Is the café culture in Copenhagen big?
Yeah, it is! Everyone is going for the good cup of coffee, the perfect milk and the perfect warmth. People think a lot about it, they should because it costs quite a bit of money. I mean coffee is expensive and things are expensive in Demark. We have free education, free health care, high taxes. Therefore you pay a lot of money for a cup of coffee.

It seems to us that comes from a demand for quality, and comes across in the design…
Its true! If you are going to open up a café you need to have some baristas that know what they are doing. You need to be able to offer your guests something that is pleasant for the eye. Anybody can open up a container café where you just have a space with some added architecture. Go to a catalogue and you buy the French look, or the English pub look, or whatever! There are thousands in the world, and then you have yet another Parisian looking café. You need to do something special, do whatever, add washing machines and make a flower shop within your shop.

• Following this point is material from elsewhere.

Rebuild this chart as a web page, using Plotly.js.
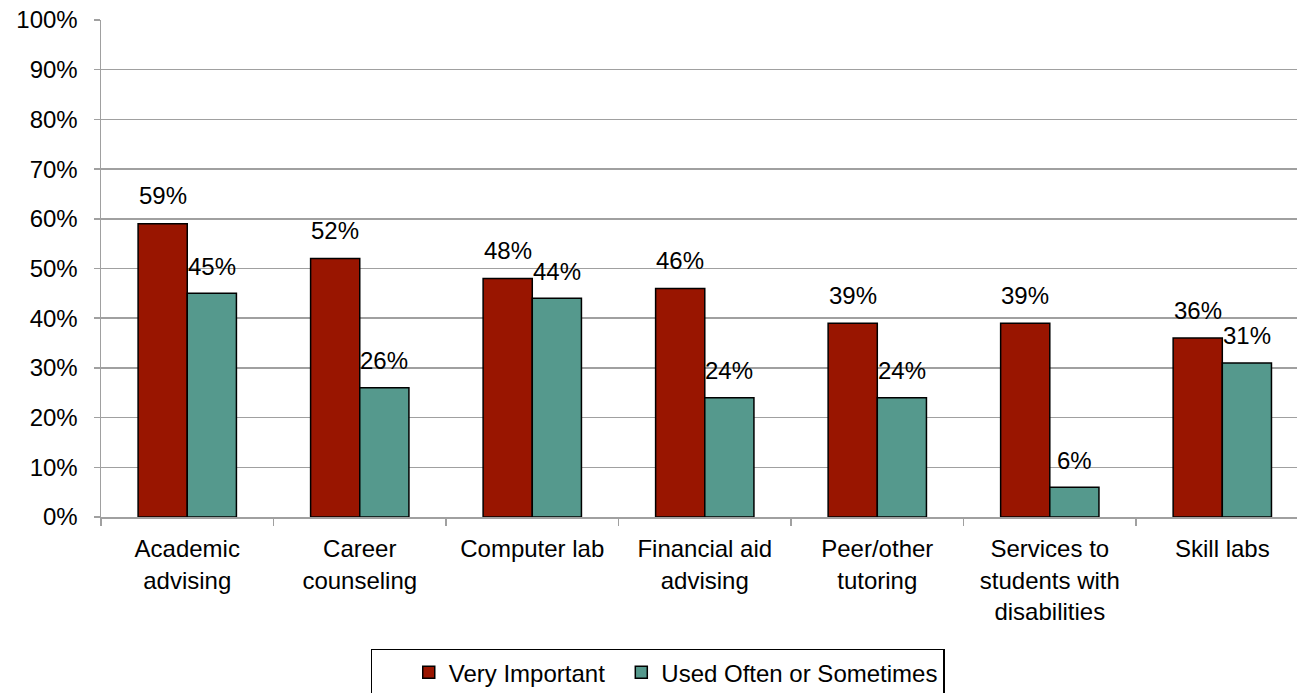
<!DOCTYPE html>
<html>
<head>
<meta charset="utf-8">
<script src="https://cdn.plot.ly/plotly-3.0.1.min.js"></script>
<style>html,body{margin:0;padding:0;background:#fff;}#chart{width:1297px;height:693px;}</style>
</head>
<body>
<div id="chart"></div>
<script>
const categories = ["Academic<br>advising", "Career<br>counseling", "Computer lab", "Financial aid<br>advising", "Peer/other<br>tutoring", "Services to<br>students with<br>disabilities", "Skill labs"];
const veryImportant = [59, 52, 48, 46, 39, 39, 36];
const usedOften = [45, 26, 44, 24, 24, 6, 31];
const seriesNames = ["Very Important", "Used Often or Sometimes"];
const yTickVals = [0, 10, 20, 30, 40, 50, 60, 70, 80, 90, 100];
const yTickText = ["0%", "10%", "20%", "30%", "40%", "50%", "60%", "70%", "80%", "90%", "100%"];

const FONT = "Liberation Sans, Arial, sans-serif";
const red = "#991500", teal = "#55998D";
const NB = "\u00a0";

const traces = [
  {type: "bar", name: seriesNames[0] + NB + "\u2009", x: categories, y: veryImportant,
   marker: {color: red, line: {color: "#000", width: 1.5}}, hoverinfo: "y"},
  {type: "bar", name: seriesNames[1], x: categories, y: usedOften,
   marker: {color: teal, line: {color: "#000", width: 1.5}}, hoverinfo: "y"}
];

const off = 0.142;
const annotations = [];
veryImportant.forEach((v, i) => annotations.push({x: i - off, y: v, xref: "x", yref: "y", text: v + "%", showarrow: false, yanchor: "middle", yshift: 28, font: {family: FONT, size: 24, color: "#000"}}));
usedOften.forEach((v, i) => annotations.push({x: i + off, y: v, xref: "x", yref: "y", text: v + "%", showarrow: false, yanchor: "middle", yshift: 27, font: {family: FONT, size: 24, color: "#000"}}));

const layout = {
  width: 1297, height: 693,
  margin: {l: 101, r: 0, t: 19.5, b: 176, pad: 0},
  paper_bgcolor: "#fff", plot_bgcolor: "#fff",
  font: {family: FONT, size: 24, color: "#000"},
  barmode: "group", bargap: 0.43, bargroupgap: 0,
  showlegend: true,
  legend: {orientation: "h", xref: "container", yref: "container", x: 0.507, xanchor: "center", y: 0.064, yanchor: "top",
           title: {text: NB + NB + NB + NB, side: "left", font: {family: FONT, size: 24}},
           bordercolor: "#000", borderwidth: 1.5, font: {family: FONT, size: 24, color: "#000"}, traceorder: "normal"},
  xaxis: {type: "category", range: [-0.5, 6.433], tickson: "boundaries", ticks: "outside", ticklen: 7, tickcolor: "#a0a0a0", tickwidth: 1.5,
          showline: true, linecolor: "#a0a0a0", linewidth: 1.5, showgrid: false, zeroline: false,
          ticklabelstandoff: 10,
          tickfont: {family: FONT, size: 24, color: "#000"}, fixedrange: true},
  yaxis: {range: [0, 100], tickvals: yTickVals, ticktext: yTickText, ticks: "outside", ticklen: 6, tickcolor: "#a0a0a0", tickwidth: 1.5,
          showline: true, linecolor: "#a0a0a0", linewidth: 1.5, showgrid: true, gridcolor: "#a0a0a0", gridwidth: 1.5, zeroline: false,
          ticklabelstandoff: 11, tickfont: {family: FONT, size: 24, color: "#000"}, fixedrange: true},
  annotations: annotations
};

Plotly.newPlot("chart", traces, layout, {displayModeBar: false, staticPlot: true});
</script>
</body>
</html>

What do you look for in staff?
I look for people who can smile with their eyes, I want people who are kind. I can teach you to make good coffee but I cannot teach you to smile with your eyes.

That is a beautiful phrase. Do people really do their laundry here?
Totally! It’s totally boring to look at your jeans go round and around for an hour, and then back in the dryer for an hour, it’s boring! Why not have a cup of coffee or a nice burger and meet with your friend who is also doing their laundry?

What do you like to do in your spare time?
I like going to museums, a lot of my ideas jump at me from art. I like all types of museums, science museum; I also like to look at old cars… all kinds of strange things! I go on long walks, not leave my bed and wear my pajamas, basically being totally white trash in the bed all day long with both my daughters and my wife doing absolutely nothing. I think that everybody should spend at least 2 days month never going out of the house. There’s nothing-white trash about it, its just necessary.


We have been to your office; you have a great collection of bikes and things.
I am a collector, yes, I’m a hunter-gatherer kind of type. When my wife heard about me buying a 140 square meter office, she was ecstatic because I could then move out all that was work related and all my small collections. They include collections such as toys, blue porcelain, oil paintings and all kinds of strange things.

Can you tell us about some of your favourite places in Copenhagen?
I like the churchyards, I like names and I also like to get names from tombstones. People use Churchyards here in Copenhagen, in the summer time to go out sunbathing, which is quite nice. It’s like a public park, its beautiful. You get all the colours and different names and I also get a lot of ideas there. So yeah I like that!

Also I like the parks in Copenhagen, which are like the green spots of the city. You have them all over and people use them extremely well actually, thousands of people are sunbathing there or playing football or whatever. I love that!


You seem like you live your life very instinctively?
Yes, always have. I think its better to take the wrong decision then move on than to not take the decision and put everything on pause for three weeks. Then you lose the learning process.

Finally, what is the best thing that anyone has ever given to you?
My wife gave me two children, and I have to say that is the best gift ever. Second place is the big Tin Tin rocket that I have at home, the biggest one! I cherish that very much.